→ Directive:
Make an exact copy of the records, with the images left out.

→ Records supplied:
┄┄┄┄┄┄┄┄┄┄

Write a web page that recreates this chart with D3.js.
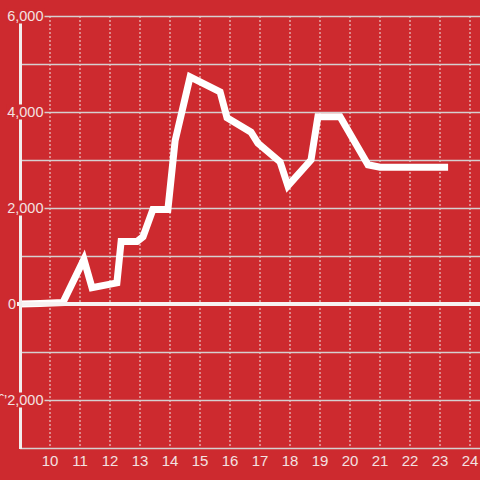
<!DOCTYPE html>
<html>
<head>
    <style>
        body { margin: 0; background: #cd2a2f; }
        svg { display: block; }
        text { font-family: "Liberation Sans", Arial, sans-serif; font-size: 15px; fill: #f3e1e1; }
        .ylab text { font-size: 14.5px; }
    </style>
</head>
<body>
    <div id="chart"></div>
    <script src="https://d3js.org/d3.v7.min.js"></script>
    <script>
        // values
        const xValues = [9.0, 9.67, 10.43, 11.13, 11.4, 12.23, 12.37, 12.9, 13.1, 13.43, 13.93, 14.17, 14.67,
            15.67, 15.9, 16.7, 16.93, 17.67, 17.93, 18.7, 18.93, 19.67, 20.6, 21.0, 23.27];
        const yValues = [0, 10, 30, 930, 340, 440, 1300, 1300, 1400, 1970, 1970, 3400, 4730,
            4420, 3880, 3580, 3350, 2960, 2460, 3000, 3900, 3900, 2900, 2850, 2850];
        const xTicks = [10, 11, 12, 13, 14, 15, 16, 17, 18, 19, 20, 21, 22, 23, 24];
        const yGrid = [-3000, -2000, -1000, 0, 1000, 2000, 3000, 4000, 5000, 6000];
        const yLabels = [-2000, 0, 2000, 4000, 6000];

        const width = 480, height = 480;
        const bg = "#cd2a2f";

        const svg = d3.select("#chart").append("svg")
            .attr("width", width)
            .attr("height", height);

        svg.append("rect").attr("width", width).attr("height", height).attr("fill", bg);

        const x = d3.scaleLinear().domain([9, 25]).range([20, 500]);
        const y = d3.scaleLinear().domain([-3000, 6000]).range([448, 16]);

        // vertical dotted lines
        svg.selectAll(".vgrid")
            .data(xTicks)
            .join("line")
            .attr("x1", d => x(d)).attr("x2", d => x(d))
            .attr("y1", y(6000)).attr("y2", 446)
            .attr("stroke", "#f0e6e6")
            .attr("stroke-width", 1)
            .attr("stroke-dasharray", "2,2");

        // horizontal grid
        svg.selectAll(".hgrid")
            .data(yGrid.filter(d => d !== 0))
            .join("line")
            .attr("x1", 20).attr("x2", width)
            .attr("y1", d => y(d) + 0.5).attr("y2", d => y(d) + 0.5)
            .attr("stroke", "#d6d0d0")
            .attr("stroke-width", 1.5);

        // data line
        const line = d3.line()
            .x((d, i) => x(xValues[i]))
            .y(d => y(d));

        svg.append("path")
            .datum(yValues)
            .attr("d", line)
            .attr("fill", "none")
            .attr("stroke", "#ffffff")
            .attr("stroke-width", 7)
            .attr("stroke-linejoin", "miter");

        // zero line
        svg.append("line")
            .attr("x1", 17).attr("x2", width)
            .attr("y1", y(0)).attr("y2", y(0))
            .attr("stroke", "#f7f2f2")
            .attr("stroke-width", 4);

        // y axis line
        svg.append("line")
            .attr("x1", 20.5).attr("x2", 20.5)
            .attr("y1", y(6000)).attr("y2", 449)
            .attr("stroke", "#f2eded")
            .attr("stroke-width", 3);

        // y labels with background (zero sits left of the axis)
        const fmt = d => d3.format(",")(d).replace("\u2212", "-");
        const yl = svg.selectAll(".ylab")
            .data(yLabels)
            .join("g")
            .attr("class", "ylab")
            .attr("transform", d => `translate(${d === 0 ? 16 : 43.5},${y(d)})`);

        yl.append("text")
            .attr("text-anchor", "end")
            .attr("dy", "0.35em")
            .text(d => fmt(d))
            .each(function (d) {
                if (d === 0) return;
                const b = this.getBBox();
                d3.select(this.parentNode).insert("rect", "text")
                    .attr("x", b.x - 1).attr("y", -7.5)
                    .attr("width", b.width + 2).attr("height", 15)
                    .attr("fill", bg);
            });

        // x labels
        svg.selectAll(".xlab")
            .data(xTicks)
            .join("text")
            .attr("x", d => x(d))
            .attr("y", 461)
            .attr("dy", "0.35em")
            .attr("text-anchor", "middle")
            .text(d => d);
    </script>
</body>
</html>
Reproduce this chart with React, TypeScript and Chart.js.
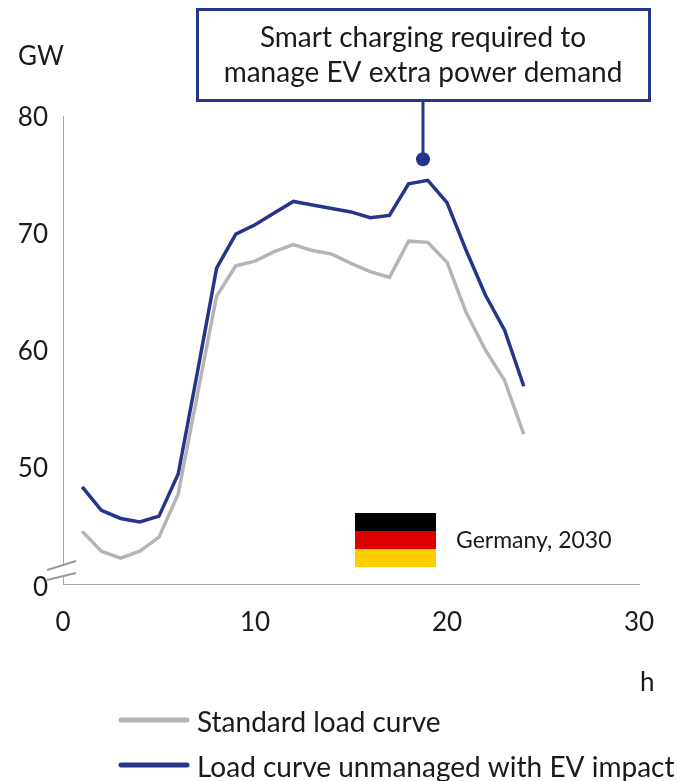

┄┄┄┄┄┄┄┄┄┄

→ Full answer:
Write a web page that recreates this chart with D3.js.
<!DOCTYPE html>
<html>
<head>
    <style>
        body { margin: 0; background: #cd2a2f; }
        svg { display: block; }
        text { font-family: "Liberation Sans", Arial, sans-serif; font-size: 15px; fill: #f3e1e1; }
        .ylab text { font-size: 14.5px; }
    </style>
</head>
<body>
    <div id="chart"></div>
    <script src="https://d3js.org/d3.v7.min.js"></script>
    <script>
        // values
        const xValues = [9.0, 9.67, 10.43, 11.13, 11.4, 12.23, 12.37, 12.9, 13.1, 13.43, 13.93, 14.17, 14.67,
            15.67, 15.9, 16.7, 16.93, 17.67, 17.93, 18.7, 18.93, 19.67, 20.6, 21.0, 23.27];
        const yValues = [0, 10, 30, 930, 340, 440, 1300, 1300, 1400, 1970, 1970, 3400, 4730,
            4420, 3880, 3580, 3350, 2960, 2460, 3000, 3900, 3900, 2900, 2850, 2850];
        const xTicks = [10, 11, 12, 13, 14, 15, 16, 17, 18, 19, 20, 21, 22, 23, 24];
        const yGrid = [-3000, -2000, -1000, 0, 1000, 2000, 3000, 4000, 5000, 6000];
        const yLabels = [-2000, 0, 2000, 4000, 6000];

        const width = 480, height = 480;
        const bg = "#cd2a2f";

        const svg = d3.select("#chart").append("svg")
            .attr("width", width)
            .attr("height", height);

        svg.append("rect").attr("width", width).attr("height", height).attr("fill", bg);

        const x = d3.scaleLinear().domain([9, 25]).range([20, 500]);
        const y = d3.scaleLinear().domain([-3000, 6000]).range([448, 16]);

        // vertical dotted lines
        svg.selectAll(".vgrid")
            .data(xTicks)
            .join("line")
            .attr("x1", d => x(d)).attr("x2", d => x(d))
            .attr("y1", y(6000)).attr("y2", 446)
            .attr("stroke", "#f0e6e6")
            .attr("stroke-width", 1)
            .attr("stroke-dasharray", "2,2");

        // horizontal grid
        svg.selectAll(".hgrid")
            .data(yGrid.filter(d => d !== 0))
            .join("line")
            .attr("x1", 20).attr("x2", width)
            .attr("y1", d => y(d) + 0.5).attr("y2", d => y(d) + 0.5)
            .attr("stroke", "#d6d0d0")
            .attr("stroke-width", 1.5);

        // data line
        const line = d3.line()
            .x((d, i) => x(xValues[i]))
            .y(d => y(d));

        svg.append("path")
            .datum(yValues)
            .attr("d", line)
            .attr("fill", "none")
            .attr("stroke", "#ffffff")
            .attr("stroke-width", 7)
            .attr("stroke-linejoin", "miter");

        // zero line
        svg.append("line")
            .attr("x1", 17).attr("x2", width)
            .attr("y1", y(0)).attr("y2", y(0))
            .attr("stroke", "#f7f2f2")
            .attr("stroke-width", 4);

        // y axis line
        svg.append("line")
            .attr("x1", 20.5).attr("x2", 20.5)
            .attr("y1", y(6000)).attr("y2", 449)
            .attr("stroke", "#f2eded")
            .attr("stroke-width", 3);

        // y labels with background (zero sits left of the axis)
        const fmt = d => d3.format(",")(d).replace("\u2212", "-");
        const yl = svg.selectAll(".ylab")
            .data(yLabels)
            .join("g")
            .attr("class", "ylab")
            .attr("transform", d => `translate(${d === 0 ? 16 : 43.5},${y(d)})`);

        yl.append("text")
            .attr("text-anchor", "end")
            .attr("dy", "0.35em")
            .text(d => fmt(d))
            .each(function (d) {
                if (d === 0) return;
                const b = this.getBBox();
                d3.select(this.parentNode).insert("rect", "text")
                    .attr("x", b.x - 1).attr("y", -7.5)
                    .attr("width", b.width + 2).attr("height", 15)
                    .attr("fill", bg);
            });

        // x labels
        svg.selectAll(".xlab")
            .data(xTicks)
            .join("text")
            .attr("x", d => x(d))
            .attr("y", 461)
            .attr("dy", "0.35em")
            .attr("text-anchor", "middle")
            .text(d => d);
    </script>
</body>
</html>
Reproduce this chart with React, TypeScript and Chart.js.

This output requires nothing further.